Cincinnati Councilman P.G. Sittenfeld, running against Strickland in the Democrat’s senate primary, also posted on Facebook, saying, “Glad that the President is announcing executive orders today to expand background checks and step up the enforcement of existing gun laws. While we are taking steps in the right direction, it is very clear that we still have a long way to go.”
Sittenfeld took a shot at Strickland’s past record on firearms, saying, “The epidemic of gun violence plaguing our nation won’t be fixed by executive orders — we need Congress to pass meaningful laws to help end the violence. That’s why we need to elect a U.S. Senator from Ohio who hasn’t spent their entire career being cozy with and beholden to the gun lobby and the NRA — but who has instead pledged to fight for commonsense gun safety reforms.”
The Ohio Coalition Against Gun Violence issued a statement on its website (www.ohioceasefire.org) in support of the president, saying, “Ohioans are living in a culture of fear, plagued by gun violence and perpetuated by the gun lobby. Polling shows that 90 [percent] of Americans support background checks on all guns sold in this country to keep guns out of the hands of dangerous people. Despite the overwhelming popularity for this common sense, life saving measure, our state and federal elected officials have failed to pass new laws that would expand background checks.”
“President Obama does not have the authority to create new laws.
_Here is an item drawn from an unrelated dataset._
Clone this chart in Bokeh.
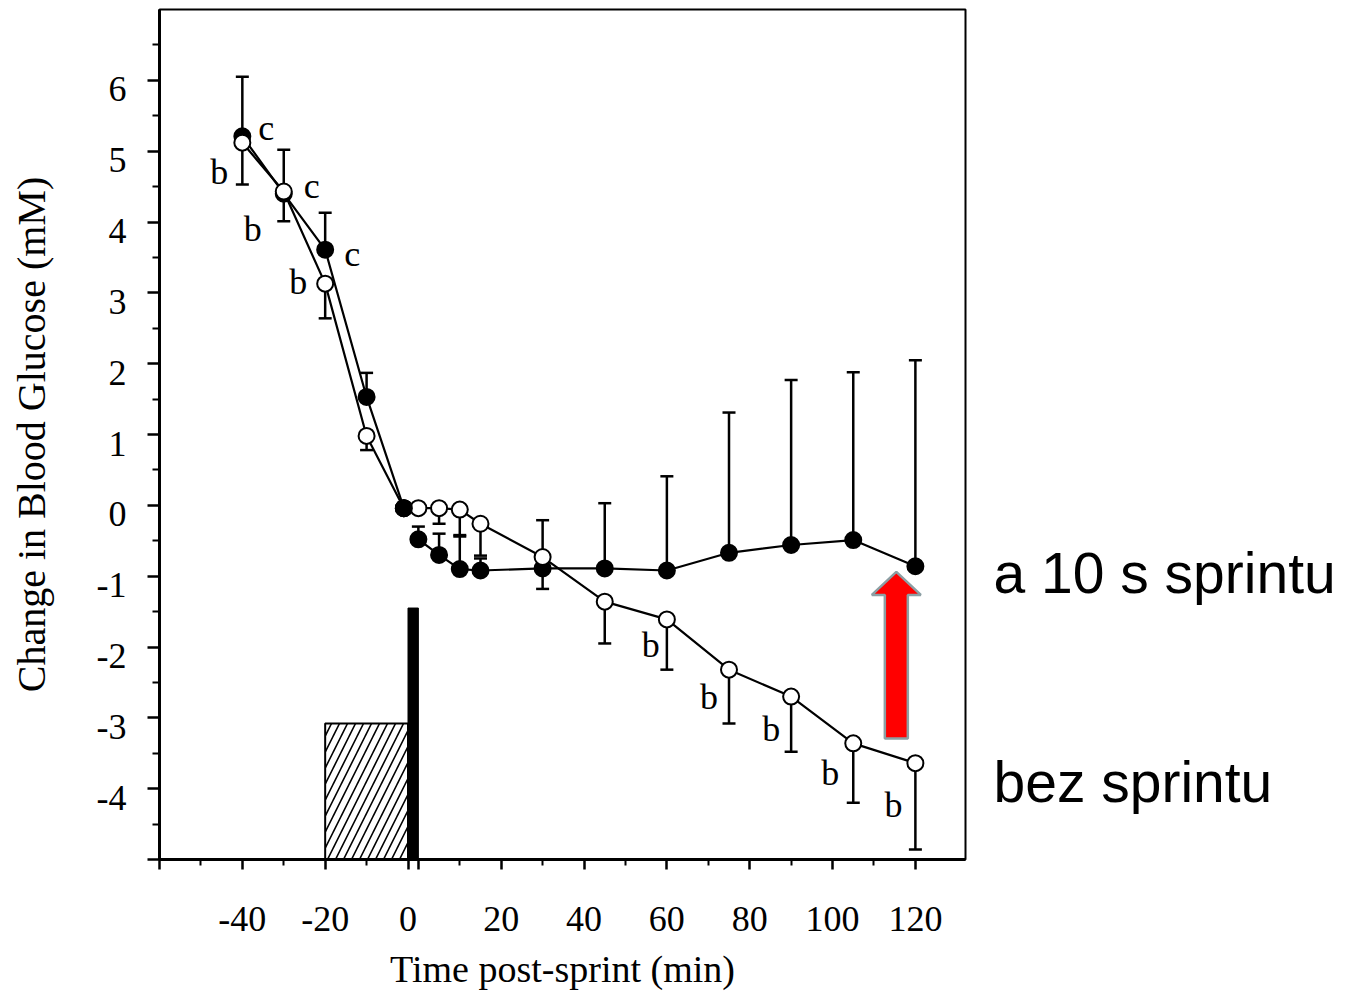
from bokeh.plotting import figure
from bokeh.models import FixedTicker, Whisker, TeeHead, ColumnDataSource, LinearAxis, Range1d
from bokeh.layouts import row
from bokeh.embed import file_html
from bokeh.resources import INLINE
from bokeh.core.properties import value

# ---------------- data ----------------
time_pre = [-40, -30, -20, -10, -1]                      # min, before the sprint
time_post = [0, 5, 10, 15, 30, 45, 60, 75, 90, 105, 120]  # min, after the sprint

sprint_pre = [5.21, 4.40, 3.61, 1.53, -0.04]
sprint_post = [-0.48, -0.70, -0.90, -0.92, -0.89, -0.89, -0.92, -0.67, -0.56, -0.49, -0.86]
sprint_err_pre = [0.84, 0.62, 0.52, 0.34, 0.0]
sprint_err_post = [0.18, 0.30, 0.48, 0.17, 0.68, 0.92, 1.33, 1.98, 2.33, 2.37, 2.91]

nosprint_pre = [5.12, 4.43, 3.13, 0.98, -0.04]
nosprint_post = [-0.04, -0.04, -0.06, -0.26, -0.73, -1.36, -1.61, -2.32, -2.70, -3.36, -3.64]
nosprint_err_pre = [0.59, 0.42, 0.49, 0.20, 0.0]
nosprint_err_post = [0.0, 0.22, 0.38, 0.45, 0.45, 0.59, 0.71, 0.76, 0.78, 0.84, 1.22]

x_tick_labels = [-40, -20, 0, 20, 40, 60, 80, 100, 120]
y_tick_labels = [-4, -3, -2, -1, 0, 1, 2, 3, 4, 5, 6]

exercise_window = [-20, 0]     # hatched block (min)
exercise_level = -3.08
sprint_level = -1.45

c_times = [-40, -30, -20]            # "c" marks on sprint series
b_pre_times = [-40, -30, -20]        # "b" marks on no-sprint series
b_post_times = [60, 75, 90, 105, 120]

arrow_time = 115.4
arrow_from = -3.29
arrow_to = -0.94

label_sprint = "a 10 s sprintu"
label_nosprint = "bez sprintu"

# ---------------- geometry ----------------
SPRINT_GAP = 2.5   # axis break for the 10 s sprint
X_START, X_END = -60, 134.6
Y_START, Y_END = -5, 7
W, H = 1348, 994
ML, MR, MT, MB = 159, 4, 9, 135
FW = 806
FH = H - MT - MB
PW = ML + FW + MR
XPX = FW / (X_END - X_START)
YPX = FH / (Y_END - Y_START)
LABEL_SHIFT = -9 / YPX   # y tick labels sit a little below their ticks


def pre_x(t):
    return t


def post_x(t):
    return t + SPRINT_GAP


SERIF = "Liberation Serif"

p = figure(width=PW, height=H, x_range=(X_START, X_END), y_range=(Y_START, Y_END),
           output_backend="svg", toolbar_location=None)
p.min_border_left = ML
p.min_border_right = MR
p.min_border_top = MT
p.min_border_bottom = MB
p.grid.visible = False
p.outline_line_color = "black"
p.outline_line_width = 2
p.background_fill_color = "white"
p.border_fill_color = "white"

# ---- x axis ----
x_major = [-60, -40, -20, 0, post_x(0)] + [post_x(t) for t in x_tick_labels if t > 0]
x_minor = [-50, -30, -10] + [post_x(t) for t in (10, 30, 50, 70, 90, 110)]
p.xaxis.ticker = FixedTicker(ticks=x_major, minor_ticks=x_minor)
overrides = {-60: "", post_x(0): ""}
for t in x_tick_labels:
    overrides[pre_x(t) if t <= 0 else post_x(t)] = str(t)
p.xaxis.major_label_overrides = overrides

# ---- y axis (ticks) ----
y_major = [-5] + y_tick_labels
y_minor = [v + 0.5 for v in range(-5, 7)]
p.yaxis.ticker = FixedTicker(ticks=y_major, minor_ticks=y_minor)
p.yaxis.major_label_overrides = {v: "" for v in y_major}

for ax in (p.xaxis[0], p.yaxis[0]):
    ax.axis_line_width = 3
    ax.axis_line_color = "black"
    ax.major_tick_line_width = 2.5
    ax.minor_tick_line_width = 2
    ax.major_tick_line_color = "black"
    ax.minor_tick_line_color = "black"
    ax.major_tick_in = 0
    ax.minor_tick_in = 0
    ax.major_label_text_font = SERIF
    ax.major_label_text_font_size = "36px"
    ax.major_label_text_color = "black"

p.xaxis.major_tick_out = 10
p.xaxis.minor_tick_out = 6
p.xaxis.major_label_standoff = 37
p.xaxis.axis_label = "Time post-sprint (min)"
p.xaxis.axis_label_standoff = 14
p.xaxis.axis_label_text_font = SERIF
p.xaxis.axis_label_text_font_style = "normal"
p.xaxis.axis_label_text_font_size = "38px"
p.xaxis.axis_label_text_color = "black"

p.yaxis.major_tick_out = 12
p.yaxis.minor_tick_out = 7
p.yaxis.major_label_standoff = 0

# ---- y axis (labels, a little below their ticks) ----
shifted = [v + LABEL_SHIFT for v in y_tick_labels]
ylab = LinearAxis(ticker=FixedTicker(ticks=shifted, minor_ticks=[]),
                  major_label_overrides={s: str(v) for s, v in zip(shifted, y_tick_labels)},
                  axis_line_color=None, major_tick_line_color=None, minor_tick_line_color=None,
                  major_tick_out=0, minor_tick_out=0, major_tick_in=0, minor_tick_in=0,
                  major_label_standoff=21, major_label_text_font=SERIF,
                  major_label_text_font_size="36px", major_label_text_color="black",
                  axis_label="Change in Blood Glucose (mM)", axis_label_text_font=SERIF,
                  axis_label_text_font_style="normal", axis_label_text_font_size="40px",
                  axis_label_text_color="black", axis_label_standoff=40)
p.add_layout(ylab, "left")

# ---- exercise block and sprint bar ----
p.quad(left=exercise_window[0], right=exercise_window[1], bottom=Y_START, top=exercise_level,
       fill_color="white", hatch_pattern="/", hatch_color="black", hatch_scale=16,
       hatch_weight=1.6, line_color="black", line_width=2)
p.quad(left=pre_x(0), right=post_x(0), bottom=Y_START, top=sprint_level,
       fill_color="black", line_color="black", line_width=1)

# ---- error bars ----
def whisker_source(times, vals, errs, mapper, up):
    xs, lo, hi = [], [], []
    for t, v, e in zip(times, vals, errs):
        if e <= 0:
            continue
        xs.append(mapper(t))
        if up:
            lo.append(v)
            hi.append(v + e)
        else:
            lo.append(v - e)
            hi.append(v)
    return ColumnDataSource(dict(x=xs, lower=lo, upper=hi))


def add_whiskers(src, up):
    head = TeeHead(size=13, line_width=2.5, line_color="black")
    w = Whisker(base="x", lower="lower", upper="upper", source=src, dimension="height",
                line_width=2.5, line_color="black", level="underlay",
                upper_head=head if up else None, lower_head=None if up else head)
    p.add_layout(w)


for times, vals, errs, mapper in ((time_pre, sprint_pre, sprint_err_pre, pre_x),
                                   (time_post, sprint_post, sprint_err_post, post_x)):
    add_whiskers(whisker_source(times, vals, errs, mapper, True), True)
for times, vals, errs, mapper in ((time_pre, nosprint_pre, nosprint_err_pre, pre_x),
                                   (time_post, nosprint_post, nosprint_err_post, post_x)):
    add_whiskers(whisker_source(times, vals, errs, mapper, False), False)

# ---- lines and markers ----
pre_xs = [pre_x(t) for t in time_pre]
post_xs = [post_x(t) for t in time_post]

p.line(pre_xs + post_xs[:1], nosprint_pre + nosprint_post[:1], line_color="black", line_width=2.2)
p.line(post_xs, nosprint_post, line_color="black", line_width=2.2)
p.line(pre_xs, sprint_pre, line_color="black", line_width=2.2)
p.line(post_xs, sprint_post, line_color="black", line_width=2.2)

p.scatter(pre_xs + post_xs, sprint_pre + sprint_post, marker="circle", size=16,
          fill_color="black", line_color="black", line_width=2)
p.scatter(pre_xs + post_xs, nosprint_pre + nosprint_post, marker="circle", size=16,
          fill_color="white", line_color="black", line_width=2)
# the last pre-sprint sprint-trial point lies on top of the open one
p.scatter(pre_xs[-1:], sprint_pre[-1:], marker="circle", size=16,
          fill_color="black", line_color="black", line_width=2)

# ---- significance letters ----
c_off = [(24, -8), (28, -8), (27, 4)]
b_pre_off = [(-23, 29), (-31, 37), (-27, -2)]
b_post_off = [(-16, 26), (-20, 27), (-20, 32), (-23, 30), (-22, 42)]

lx, ly, lt, ox, oy = [], [], [], [], []
for t, (dx, dy) in zip(c_times, c_off):
    lx.append(pre_x(t)); ly.append(sprint_pre[time_pre.index(t)]); lt.append("c")
    ox.append(dx); oy.append(dy)
for t, (dx, dy) in zip(b_pre_times, b_pre_off):
    lx.append(pre_x(t)); ly.append(nosprint_pre[time_pre.index(t)]); lt.append("b")
    ox.append(dx); oy.append(dy)
for t, (dx, dy) in zip(b_post_times, b_post_off):
    lx.append(post_x(t)); ly.append(nosprint_post[time_post.index(t)]); lt.append("b")
    ox.append(dx); oy.append(dy)
letters = ColumnDataSource(dict(x=lx, y=ly, text=lt, xo=ox, yo=oy))
p.text(x="x", y="y", text="text", x_offset="xo", y_offset="yo", source=letters,
       text_font=value(SERIF), text_font_size="36px", text_color="black",
       text_align="center", text_baseline="middle")

# ---- red arrow ----
cx = post_x(arrow_time)
sw = 11.5 / XPX
hw = 24.5 / XPX
hb = arrow_to - 23 / YPX
p.patch([cx - sw, cx - sw, cx - hw, cx, cx + hw, cx + sw, cx + sw],
        [arrow_from, hb, hb, arrow_to, hb, hb, arrow_from],
        fill_color="#ff0000", line_color="#8c9fa4", line_width=2.5)

# ---- right-hand labels (separate panel sharing the y range) ----
RW = W - PW
q = figure(width=RW, height=H, x_range=Range1d(0, RW), y_range=p.y_range,
           output_backend="svg", toolbar_location=None)
q.min_border_left = 0
q.min_border_right = 0
q.min_border_top = MT
q.min_border_bottom = MB
q.axis.visible = False
q.grid.visible = False
q.outline_line_color = None
q.background_fill_color = "white"
q.border_fill_color = "white"
q.text(x=[24, 24], y=[-0.95, -3.9], text=[label_sprint, label_nosprint],
       text_font=value("Liberation Sans"), text_font_size="57px", text_color="black",
       text_align="left", text_baseline="middle")

layout = row(p, q, spacing=0)
open("out.html", "w").write(file_html(layout, INLINE))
That is the role of our legislative bodies. The upcoming executive actions related to clarifying who is ‘engaged in the business’ of selling guns and therefore perform background checks will enforce existing laws already on the books, and make our families safer.”
“While the gun lobby is spouting over the top rhetoric in anticipation of these actions, the bottom line is that these regulations will increase public safety and truly individual sellers will not be impacted.”
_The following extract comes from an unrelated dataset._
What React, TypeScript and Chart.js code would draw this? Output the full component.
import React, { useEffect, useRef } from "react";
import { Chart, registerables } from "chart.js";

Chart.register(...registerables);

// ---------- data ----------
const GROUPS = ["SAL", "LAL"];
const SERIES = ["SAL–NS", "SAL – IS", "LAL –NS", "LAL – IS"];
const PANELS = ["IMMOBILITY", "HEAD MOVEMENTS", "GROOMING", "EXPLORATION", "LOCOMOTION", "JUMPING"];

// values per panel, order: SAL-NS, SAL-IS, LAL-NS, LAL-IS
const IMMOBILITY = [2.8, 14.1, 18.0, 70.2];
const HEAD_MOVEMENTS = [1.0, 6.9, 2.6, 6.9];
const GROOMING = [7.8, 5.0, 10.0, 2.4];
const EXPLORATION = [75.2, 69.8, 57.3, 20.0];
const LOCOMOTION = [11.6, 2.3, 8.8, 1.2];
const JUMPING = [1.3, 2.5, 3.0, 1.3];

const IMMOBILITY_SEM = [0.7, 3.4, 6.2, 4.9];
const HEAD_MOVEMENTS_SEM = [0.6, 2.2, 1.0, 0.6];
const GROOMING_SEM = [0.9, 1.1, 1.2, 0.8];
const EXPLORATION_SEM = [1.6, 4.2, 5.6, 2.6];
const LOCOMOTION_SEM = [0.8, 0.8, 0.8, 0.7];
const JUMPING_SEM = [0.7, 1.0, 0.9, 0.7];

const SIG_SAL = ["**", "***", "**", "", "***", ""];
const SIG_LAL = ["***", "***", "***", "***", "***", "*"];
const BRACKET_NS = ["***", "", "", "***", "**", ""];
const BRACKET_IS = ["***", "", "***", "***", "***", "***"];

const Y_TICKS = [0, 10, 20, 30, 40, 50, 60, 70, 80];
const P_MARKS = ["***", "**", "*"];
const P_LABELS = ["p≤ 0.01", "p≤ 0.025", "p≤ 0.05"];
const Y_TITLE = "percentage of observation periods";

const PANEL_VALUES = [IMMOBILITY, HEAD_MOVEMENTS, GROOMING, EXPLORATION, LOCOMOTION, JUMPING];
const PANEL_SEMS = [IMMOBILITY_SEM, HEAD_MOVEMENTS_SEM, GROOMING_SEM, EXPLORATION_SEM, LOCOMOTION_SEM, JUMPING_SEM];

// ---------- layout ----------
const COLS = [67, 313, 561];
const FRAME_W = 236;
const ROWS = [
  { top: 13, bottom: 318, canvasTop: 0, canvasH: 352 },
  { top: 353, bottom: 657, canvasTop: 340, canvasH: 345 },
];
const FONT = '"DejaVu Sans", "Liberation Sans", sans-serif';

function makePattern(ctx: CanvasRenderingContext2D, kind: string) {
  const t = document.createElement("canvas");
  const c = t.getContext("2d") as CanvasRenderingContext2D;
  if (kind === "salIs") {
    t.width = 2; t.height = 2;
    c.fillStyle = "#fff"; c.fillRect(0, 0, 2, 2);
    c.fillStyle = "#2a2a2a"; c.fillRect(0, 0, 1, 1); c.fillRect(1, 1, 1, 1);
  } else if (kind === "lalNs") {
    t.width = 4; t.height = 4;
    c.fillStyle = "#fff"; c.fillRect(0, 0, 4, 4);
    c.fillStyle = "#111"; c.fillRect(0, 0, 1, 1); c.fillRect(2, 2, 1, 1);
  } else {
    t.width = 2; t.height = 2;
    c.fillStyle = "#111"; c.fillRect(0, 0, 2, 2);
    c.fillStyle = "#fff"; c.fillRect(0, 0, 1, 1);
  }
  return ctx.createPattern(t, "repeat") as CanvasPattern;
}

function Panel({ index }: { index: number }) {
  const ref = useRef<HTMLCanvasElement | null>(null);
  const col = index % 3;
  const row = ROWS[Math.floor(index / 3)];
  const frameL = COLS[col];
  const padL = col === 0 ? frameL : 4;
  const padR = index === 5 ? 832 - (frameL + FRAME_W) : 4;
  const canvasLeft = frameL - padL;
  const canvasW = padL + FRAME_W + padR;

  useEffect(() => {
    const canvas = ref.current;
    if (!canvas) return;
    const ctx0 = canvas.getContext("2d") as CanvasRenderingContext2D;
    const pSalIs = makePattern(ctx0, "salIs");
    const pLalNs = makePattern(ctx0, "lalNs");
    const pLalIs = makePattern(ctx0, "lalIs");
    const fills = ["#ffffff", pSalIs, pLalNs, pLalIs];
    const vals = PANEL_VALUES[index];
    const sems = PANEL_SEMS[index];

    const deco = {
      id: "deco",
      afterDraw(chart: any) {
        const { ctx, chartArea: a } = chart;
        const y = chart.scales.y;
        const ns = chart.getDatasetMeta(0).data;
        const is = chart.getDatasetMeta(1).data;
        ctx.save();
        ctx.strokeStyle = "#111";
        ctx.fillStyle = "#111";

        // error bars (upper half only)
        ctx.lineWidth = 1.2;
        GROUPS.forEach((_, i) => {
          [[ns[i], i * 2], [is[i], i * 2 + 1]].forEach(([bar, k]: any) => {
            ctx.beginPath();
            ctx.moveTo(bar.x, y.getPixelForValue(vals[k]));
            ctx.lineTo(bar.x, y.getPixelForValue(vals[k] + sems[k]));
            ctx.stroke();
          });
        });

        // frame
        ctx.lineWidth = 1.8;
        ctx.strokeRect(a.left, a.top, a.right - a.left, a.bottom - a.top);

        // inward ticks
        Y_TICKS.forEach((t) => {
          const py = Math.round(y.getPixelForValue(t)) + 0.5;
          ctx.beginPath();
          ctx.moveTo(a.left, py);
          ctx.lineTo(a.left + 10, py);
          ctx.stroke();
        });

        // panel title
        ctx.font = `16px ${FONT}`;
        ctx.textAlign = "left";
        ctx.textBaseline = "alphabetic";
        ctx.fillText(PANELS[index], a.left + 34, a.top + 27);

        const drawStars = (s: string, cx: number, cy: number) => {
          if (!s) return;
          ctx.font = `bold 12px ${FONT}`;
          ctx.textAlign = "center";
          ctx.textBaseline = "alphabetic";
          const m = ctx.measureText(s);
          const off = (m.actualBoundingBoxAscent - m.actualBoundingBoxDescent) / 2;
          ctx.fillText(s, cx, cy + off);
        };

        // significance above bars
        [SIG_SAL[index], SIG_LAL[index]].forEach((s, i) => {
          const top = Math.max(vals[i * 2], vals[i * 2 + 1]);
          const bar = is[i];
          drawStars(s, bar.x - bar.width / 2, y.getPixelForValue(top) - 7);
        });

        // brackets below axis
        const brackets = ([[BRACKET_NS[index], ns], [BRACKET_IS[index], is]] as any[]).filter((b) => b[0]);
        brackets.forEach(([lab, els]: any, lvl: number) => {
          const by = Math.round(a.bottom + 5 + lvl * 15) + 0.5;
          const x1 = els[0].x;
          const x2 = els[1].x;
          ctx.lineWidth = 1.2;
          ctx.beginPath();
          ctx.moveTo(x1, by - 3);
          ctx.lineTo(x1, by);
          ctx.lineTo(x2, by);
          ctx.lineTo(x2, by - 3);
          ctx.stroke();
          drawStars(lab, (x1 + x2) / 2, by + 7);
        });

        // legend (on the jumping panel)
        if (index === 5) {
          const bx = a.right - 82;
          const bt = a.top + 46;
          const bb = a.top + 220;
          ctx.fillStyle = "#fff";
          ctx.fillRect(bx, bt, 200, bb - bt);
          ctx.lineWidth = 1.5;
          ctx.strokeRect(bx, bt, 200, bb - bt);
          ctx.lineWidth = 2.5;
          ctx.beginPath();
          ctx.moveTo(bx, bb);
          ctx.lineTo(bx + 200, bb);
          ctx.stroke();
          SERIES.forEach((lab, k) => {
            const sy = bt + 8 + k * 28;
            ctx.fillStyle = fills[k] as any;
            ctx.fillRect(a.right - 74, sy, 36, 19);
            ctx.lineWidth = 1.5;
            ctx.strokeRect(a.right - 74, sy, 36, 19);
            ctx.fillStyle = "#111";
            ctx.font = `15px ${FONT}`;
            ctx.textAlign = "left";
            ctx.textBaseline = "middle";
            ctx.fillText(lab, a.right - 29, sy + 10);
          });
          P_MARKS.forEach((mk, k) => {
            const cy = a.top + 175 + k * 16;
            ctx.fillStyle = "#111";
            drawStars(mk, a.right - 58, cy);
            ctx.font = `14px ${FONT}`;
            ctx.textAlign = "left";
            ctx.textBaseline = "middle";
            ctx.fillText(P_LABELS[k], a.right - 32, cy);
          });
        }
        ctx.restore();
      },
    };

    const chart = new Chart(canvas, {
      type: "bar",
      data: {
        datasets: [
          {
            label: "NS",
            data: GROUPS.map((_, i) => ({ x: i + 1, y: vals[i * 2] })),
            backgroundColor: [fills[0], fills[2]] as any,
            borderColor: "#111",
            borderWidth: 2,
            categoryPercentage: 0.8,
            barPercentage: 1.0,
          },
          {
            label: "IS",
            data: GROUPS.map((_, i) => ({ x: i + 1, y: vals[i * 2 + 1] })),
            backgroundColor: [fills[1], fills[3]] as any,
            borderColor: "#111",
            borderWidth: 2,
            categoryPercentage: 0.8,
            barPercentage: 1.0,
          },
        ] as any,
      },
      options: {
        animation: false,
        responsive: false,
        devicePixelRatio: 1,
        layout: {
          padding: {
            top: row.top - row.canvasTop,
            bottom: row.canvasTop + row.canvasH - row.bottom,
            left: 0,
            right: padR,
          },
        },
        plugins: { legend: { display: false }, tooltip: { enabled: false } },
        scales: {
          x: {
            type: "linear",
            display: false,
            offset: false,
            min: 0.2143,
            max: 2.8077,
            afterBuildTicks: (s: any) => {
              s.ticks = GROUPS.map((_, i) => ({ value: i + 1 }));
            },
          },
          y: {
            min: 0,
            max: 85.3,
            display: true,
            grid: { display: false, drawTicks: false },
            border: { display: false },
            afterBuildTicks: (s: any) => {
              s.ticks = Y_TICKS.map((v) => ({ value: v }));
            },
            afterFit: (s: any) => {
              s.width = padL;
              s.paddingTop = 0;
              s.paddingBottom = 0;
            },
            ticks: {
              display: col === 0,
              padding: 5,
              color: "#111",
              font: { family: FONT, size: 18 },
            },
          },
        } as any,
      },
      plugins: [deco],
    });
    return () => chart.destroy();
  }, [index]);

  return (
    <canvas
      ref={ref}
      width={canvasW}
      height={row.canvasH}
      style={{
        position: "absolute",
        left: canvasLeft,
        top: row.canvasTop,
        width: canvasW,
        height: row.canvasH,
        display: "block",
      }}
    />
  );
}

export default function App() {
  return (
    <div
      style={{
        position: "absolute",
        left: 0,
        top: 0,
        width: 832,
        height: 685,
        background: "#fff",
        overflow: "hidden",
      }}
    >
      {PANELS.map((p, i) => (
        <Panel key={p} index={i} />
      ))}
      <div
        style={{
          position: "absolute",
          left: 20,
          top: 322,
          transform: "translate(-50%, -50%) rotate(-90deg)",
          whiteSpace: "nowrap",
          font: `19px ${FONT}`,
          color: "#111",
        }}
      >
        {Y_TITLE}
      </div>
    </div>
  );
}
“While this this action will save lives, but it won’t stop all shootings. This is a victory for the gun violence prevention movement and Ohioans owe thanks the President for his leadership in taking action. Continued action by advocates and elected officials who are courageous enough to stand up to the gun lobby here Ohio is necessary to continue to reduce gun violence.”
However, Executive Director Dean Rieck of the Buckeye Firearms Association (www.buckeyefirearms.org), a gun-rights advocacy group, characterized the president’s executive orders as “an end run around Congress.”
“The idea to speed up background checks isn’t bad, but most of the President’s proposals open the door to abuse and arbitrary persecution of law-abiding citizens while ignoring the reality that criminals don’t abide by the current rules and won’t abide by modified rules either,” he said.
Rieck says the president’s determination to close the so-called “gunshow loophole” has the potential to “make criminals out of hobbyists instead of catching actual criminals.”
“The attempt to close this fictitious loophole by requiring background checks for sales by those who may engage in as few as two transactions, serves only to intimidate law-abiding gun owners,” he said.
“I don’t fault anyone for wanting to reduce crime,” he added, “But the fact is, these executive actions demonstrate a lack of understanding about where criminals get firearms and they serve only to erect road blocks for ordinary people to exercise a Constitutionally protected right. These proposals will not affect crime in any way.”